Inuit Art Collection

About the Collection

The Canadian Inuit art collection at St. Lawrence University includes more than 125 original prints, drawings, photographs, and carvings from Cape Dorset, Pangnirtung, and Baker Lake. Highly distinguished artists in the collection include Kenojuak Ashevak (1927-2013), Kananginak Pootoogook (1935-2010), Pudlo Pudlat (1916-1992), Kavavaow Mannomee (b.1958), and Ningeokuluk Teevee (b.1963). A series of editorial cartoons by the late Alootook Ipellie (1951-2007) is also featured.

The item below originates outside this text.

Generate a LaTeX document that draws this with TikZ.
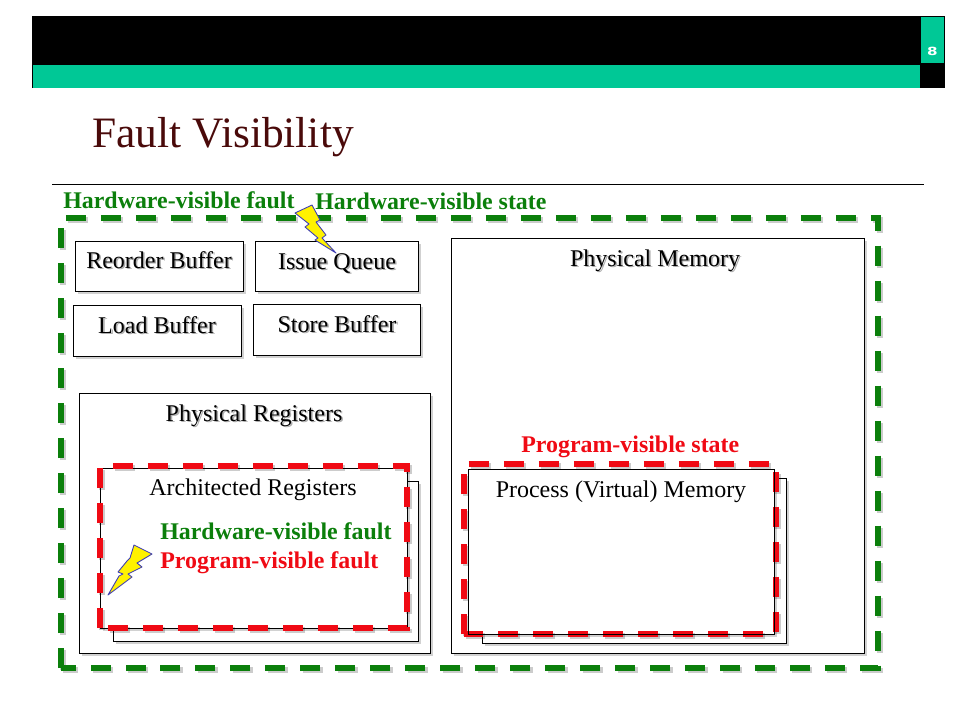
\documentclass[tikz,border=0pt]{standalone}
\usepackage{fontspec}
\setmainfont{Liberation Serif}
\newfontfamily\pagenumfont{DejaVu Sans}
\usetikzlibrary{shadows}
\definecolor{tealbar}{HTML}{00C896}
\definecolor{titlered}{HTML}{4A0A0A}
\definecolor{hwgreen}{HTML}{0B7F0B}
\definecolor{swred}{HTML}{F00A14}
\definecolor{boltedge}{HTML}{3C3CB4}
\newcommand{\shtext}[1]{\leavevmode\rlap{\raisebox{-0.9pt}{\hspace{0.9pt}\color{black!32}#1}}#1}
\tikzset{
  statebox/.style={rectangle, draw=black, fill=white, line width=0.55pt, inner sep=0pt, outer sep=0pt,
                   drop shadow={shadow xshift=1.2pt, shadow yshift=-1.2pt, fill=black, opacity=0.18}},
  boxlabel/.style={anchor=base, inner sep=0pt, font=\fontsize{13.66}{16}\selectfont},
  hwlabel/.style={anchor=base west, inner sep=0pt, text=hwgreen, font=\fontsize{13.6}{16}\selectfont\bfseries},
  swlabel/.style={hwlabel, text=swred},
  zonedash/.style={line width=3.2pt, dash pattern=on 0.4cm off 0.3cm},
  faultzone/.style={zonedash,
                    preaction={draw=black, zonedash, opacity=0.2, transform canvas={xshift=1.2pt, yshift=-1.2pt}}},
  hwzone/.style={faultzone, draw=hwgreen},
  swzone/.style={faultzone, draw=swred},
  bolt/.style={fill=yellow, draw=boltedge, line width=0.5pt, line join=round},
}
\begin{document}
\begin{tikzpicture}[x=0.02cm, y=-0.02cm]
  \useasboundingbox (0,0) rectangle (960,720);

  % slide header
  \fill[black] (32,16) rectangle (945,88);
  \fill[tealbar] (33,65) rectangle (920,87.5);
  \fill[tealbar] (921,17) rectangle (944,63);
  \node[inner sep=0pt, text=white, xscale=1.35, font=\fontsize{6.4}{7}\pagenumfont\bfseries] (pagenum) at (932.5,51.5) {8};
  \node[anchor=base west, inner sep=0pt, text=titlered, font=\fontsize{24.7}{28}\selectfont] (title) at (92,147) {Fault Visibility};
  \coordinate (ruleL) at (52,184.5);
  \coordinate (ruleR) at (924,184.5);
  \draw[line width=0.55pt] (ruleL) -- (ruleR);

  % hardware structures
  \node[statebox, minimum width=3.36cm, minimum height=1.0cm] (rob) at (159.5,266.5) {};
  \node[statebox, minimum width=3.26cm, minimum height=1.0cm] (iq) at (337,266.5) {};
  \node[statebox, minimum width=3.36cm, minimum height=1.02cm] (lb) at (157.5,331) {};
  \node[statebox, minimum width=3.34cm, minimum height=1.02cm] (sb) at (337,330) {};
  \node[statebox, minimum width=7.02cm, minimum height=5.2cm] (pregs) at (255,523.5) {};
  \node[statebox, minimum width=8.26cm, minimum height=8.3cm] (pmem) at (658,446) {};

  \node[boxlabel] (roblabel) at (159,268) {\shtext{Reorder Buffer}};
  \node[boxlabel] (iqlabel) at (337,269) {\shtext{Issue Queue}};
  \node[boxlabel] (lblabel) at (157,333) {\shtext{Load Buffer}};
  \node[boxlabel] (sblabel) at (337,332) {\shtext{Store Buffer}};
  \node[boxlabel] (pmemlabel) at (655,266) {\shtext{Physical Memory}};
  \node[boxlabel] (pregslabel) at (254,421) {\shtext{Physical Registers}};

  % architected registers
  \node[statebox, minimum width=6.10cm, minimum height=3.2cm] (aregsback) at (266,561.5) {};
  \node[statebox, minimum width=6.14cm, minimum height=3.2cm] (aregs) at (254,548.5) {};
  \node[boxlabel] (aregslabel) at (253,495) {Architected Registers};
  \draw[swzone] (100,628) -- (100,466) -- (407,466) -- (407,628) -- cycle;

  % process memory
  \node[statebox, minimum width=6.08cm, minimum height=3.3cm] (vmemback) at (634.5,561) {};
  \node[statebox, minimum width=6.12cm, minimum height=3.3cm] (vmem) at (621.5,552) {};
  \draw[swzone] (464,634) -- (464,464) -- (776,464) -- (776,634) -- cycle;
  \draw[line width=0.55pt] (vmem.south west) rectangle (vmem.north east);
  \node[boxlabel] (vmemlabel) at (621,497) {Process (Virtual) Memory};

  % hardware-visible boundary
  \draw[hwzone] (61,668) -- (61,218) -- (878,218) -- (878,668) -- cycle;

  % labels
  \node[hwlabel] (hwfaulttop) at (63,208) {Hardware-visible fault};
  \node[hwlabel] (hwstate) at (315,209) {Hardware-visible state};
  \node[swlabel] (swstate) at (521,452) {Program-visible state};
  \node[hwlabel] (hwfault) at (160,539) {Hardware-visible fault};
  \node[swlabel] (swfault) at (160,568) {Program-visible fault};

  % lightning bolts
  \draw[bolt] (295,213) -- (312,205) -- (320,220) -- (316,222) -- (326,235) -- (322,238)
    -- (336,253) -- (315,240) -- (318,238) -- (305,227) -- (309,224) -- cycle;
  \draw[bolt] (134,545) -- (152,554) -- (137,563) -- (142,567) -- (128,574) -- (132,577)
    -- (108,595) -- (119,576) -- (123,574) -- (118,572) -- (127,561) -- (130,558) -- cycle;
\end{tikzpicture}
\end{document}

Inuit art holds a particular attraction for a university teaching collection as it offers many disciplines a starting point for discussions on nature and the environment, traditional stories, spirituality, social and political commentary, aesthetics, and design.  Faculty and students in Canadian Studies, Environmental Studies, Art & Art History, English, and other departments and programs are encouraged to utilize the collection in their courses for research, writing, and oral assignments.

The Richard F. Brush Art Gallery has had a longstanding interest in Inuit art and has been actively acquiring works since the early 1990s. In 2001, as part of that year’s annual St. Lawrence University Festival of the Arts, the gallery presented From “Nanook” to Nunavut, which explored the representation of Inuit art and culture through an exhibition of prints by Jessie Oonark, drawings by Alootook Ipellie, and photographs by Alison Wright and Norman Hallendy. A faculty/student research trip to Baffin Island in 2000 provided the foundation for these exhibitions.

In 2005, an exhibition entitled Far North: Inuit Prints and Drawings from Cape Dorset focused on the work of artists from what is one of the most important and innovative centers of Inuit art. Recently, the gallery acquired the 2009 Cape Dorset print collection, which was released by Dorset Fine Arts to mark Kinngait Studio’s 50th anniversary. Nipirasait: Many Voices, an exhibition based on the 36 prints in the collection, premiered at the Canadian Embassy in Washington, D.C., in 2010, and was presented the following year at St. Lawrence University and the College of Wooster Art Museum in Wooster, Ohio.  Another exhibition drawn from St. Lawrence University’s permanent collection, North of Sixty: Canadian Inuit Prints, was presented at the Huntington Museum of Art in West Virginia in 2014.